The key difference in the current cycle from previous periods is that cryptocurrencies are already integrated into the traditional financial infrastructure. Bitcoin ETFs have made the market accessible to asset managers, pension strategies, family offices, and individual investors through broker accounts. However, this same factor has heightened Bitcoin’s dependence on capital flows in traditional finance.

When investors reduce risk in technology stocks, the AI sector, or growth funds, the pressure often spills over to cryptocurrencies. Therefore, Bitcoin in 2026 increasingly behaves not as an isolated alternative asset but as a highly liquid risk asset with a strong correlation to the global investment cycle.

For investors, this changes the approach to portfolio management.
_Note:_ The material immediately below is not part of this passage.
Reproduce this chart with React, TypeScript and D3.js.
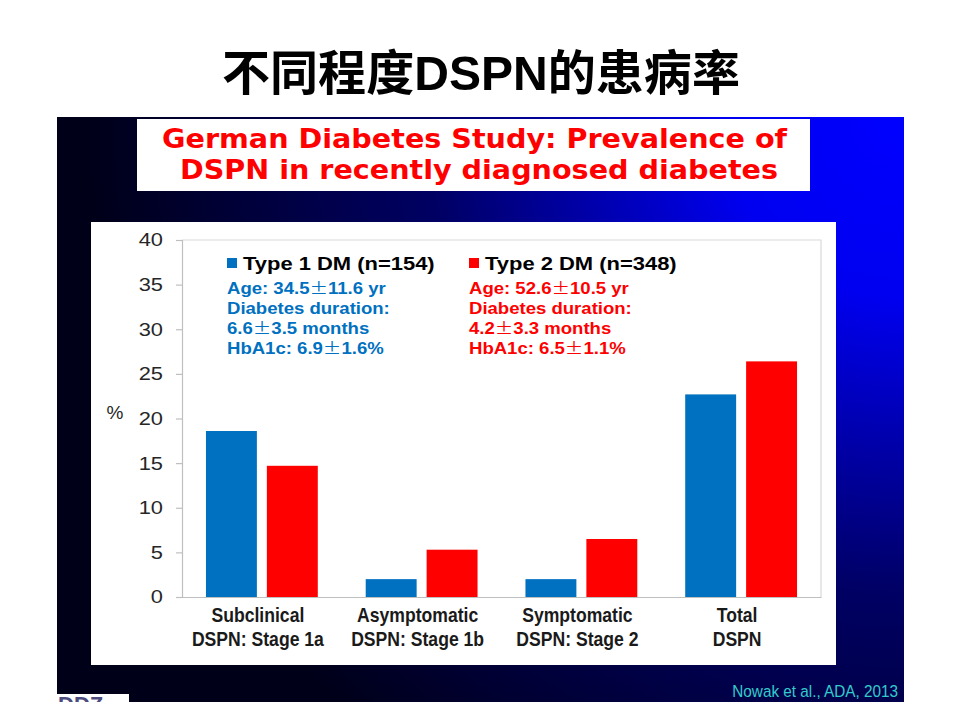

Cryptocurrencies need to be analyzed not in isolation, but in conjunction with:

  • The Federal Reserve's interest rates and U.S. Treasury yields;
  • The dynamics of Nasdaq and technology sector stocks;
  • Flows into ETFs and crypto funds;
  • Regulations affecting stablecoins and crypto exchanges;
  • Geopolitical risks and demand for dollar liquidity.
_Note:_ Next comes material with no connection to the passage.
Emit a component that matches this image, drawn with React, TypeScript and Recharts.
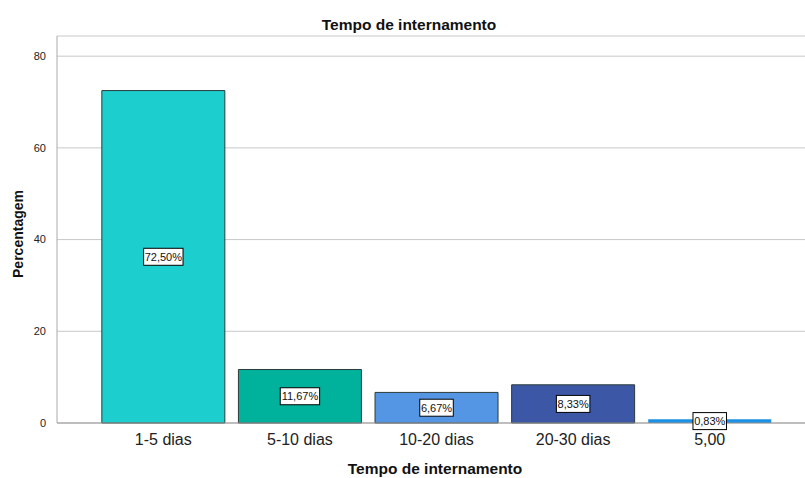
import React from 'react';
import { BarChart, Bar, XAxis, YAxis, CartesianGrid, Cell, LabelList } from 'recharts';

const categories = ['1-5 dias', '5-10 dias', '10-20 dias', '20-30 dias', '5,00'];
const percentages = [72.5, 11.67, 6.67, 8.33, 0.83];
const barColors = ['#1ccece', '#00b29c', '#5596e4', '#3b57a6', '#1c90e3'];
const barStrokes = ['#2b3b3b', '#2b3b3b', '#2b3b3b', '#2b3b3b', 'none'];
const yTicks = [0, 20, 40, 60, 80];

const data = categories.map((name, i) => ({ name, value: percentages[i] }));

const fmt = (v: number) => v.toFixed(2).replace('.', ',') + '%';

const BoxLabel = (props: any) => {
  const { x, y, width, height, value } = props;
  const cx = x + width / 2;
  const cy = y + height / 2;
  const text = fmt(value);
  const w = text.length * 5.9 + 4;
  return (
    <g>
      <rect x={cx - w / 2} y={cy - 8.5} width={w} height={17} fill="#fff" stroke="#000" strokeWidth={1} />
      <text x={cx} y={cy + 4} textAnchor="middle" fontSize={11} fill="#111" fontFamily="Liberation Sans, Arial, sans-serif">
        {text}
      </text>
    </g>
  );
};

export default function App() {
  return (
    <div style={{ position: 'absolute', left: 0, top: 0, width: 805, height: 478, background: '#fff', fontFamily: 'Liberation Sans, Arial, sans-serif' }}>
      <BarChart
        width={805}
        height={478}
        data={data}
        margin={{ top: 36, right: 0, left: 0, bottom: 0 }}
        barCategoryGap="5%"
      >
        <text x={409} y={30} textAnchor="middle" fontSize={15.5} fontWeight="bold" fill="#111">
          Tempo de internamento
        </text>
        <text x={435} y={474} textAnchor="middle" fontSize={15.5} fontWeight="bold" fill="#111">
          Tempo de internamento
        </text>
        <text
          x={18}
          y={234}
          transform="rotate(-90, 18, 234)"
          textAnchor="middle"
          dominantBaseline="central"
          fontSize={14}
          fontWeight="bold"
          fill="#111"
        >
          Percentagem
        </text>
        <CartesianGrid horizontal vertical={false} stroke="#c8c8c8" />
        <XAxis
          dataKey="name"
          height={55}
          padding={{ left: 38, right: 27 }}
          tickLine={false}
          tickSize={0}
          tickMargin={11}
          axisLine={{ stroke: '#999' }}
          tick={{ fontSize: 16, fill: '#222' }}
        />
        <YAxis
          width={57}
          domain={[0, 84.4]}
          ticks={yTicks}
          tickLine={false}
          axisLine={{ stroke: '#aaa' }}
          tick={{ fontSize: 11, fill: '#222' }}
          tickMargin={5}
        />
        <Bar dataKey="value" isAnimationActive={false}>
          {data.map((d, i) => (
            <Cell key={d.name} fill={barColors[i]} stroke={barStrokes[i]} strokeWidth={1} />
          ))}
          <LabelList dataKey="value" content={BoxLabel} />
        </Bar>
      </BarChart>
    </div>
  );
}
What Matters for Investors on June 30, 2026

The cryptocurrency market remains attractive for long-term investors, but the current environment requires stricter discipline. The primary risk is not a separate correction in Bitcoin or Ethereum, but the potential continuation of outflows from institutional capital amid tough financial conditions.

On Tuesday, June 30, investors should pay attention to the following signals:

  1. Bitcoin ETFs: Will outflows slow down or will the market see new redemptions?
  2. The $60,000 Zone for BTC: Will it remain as a consolidation level?
  3. Ethereum: Will ETH show relative strength after a weak month?
  4. Stablecoins: Will regulatory pressure on USDT, USDC, and other dollar tokens increase?
  5. Altcoins: Will Solana, XRP, TRON, and BNB maintain liquidity in a cautious market?
  6. DeFi: Will interest persist in new infrastructure projects like Hyperliquid?

The Cryptocurrency Market Transitions from Euphoria to Quality Assessment of Assets

Cryptocurrency news for Tuesday, June 30, 2026, indicates that the digital assets market is in a phase of reassessment. Bitcoin remains the central asset, but it can no longer rise solely on expectations of capital inflows into ETFs. Ethereum maintains its infrastructural role but must prove its economic viability. Stablecoins are becoming a key part of the global financial infrastructure, but for that reason, they are coming under increasing scrutiny from regulators.

For investors, the main takeaway is straightforward: the crypto market is becoming more professional, better regulated, and more sensitive to macroeconomic conditions. In this environment, it's not the loudest assets that win, but projects with liquidity, a clear role in the ecosystem, a sustainable user base, and a transparent regulatory outlook.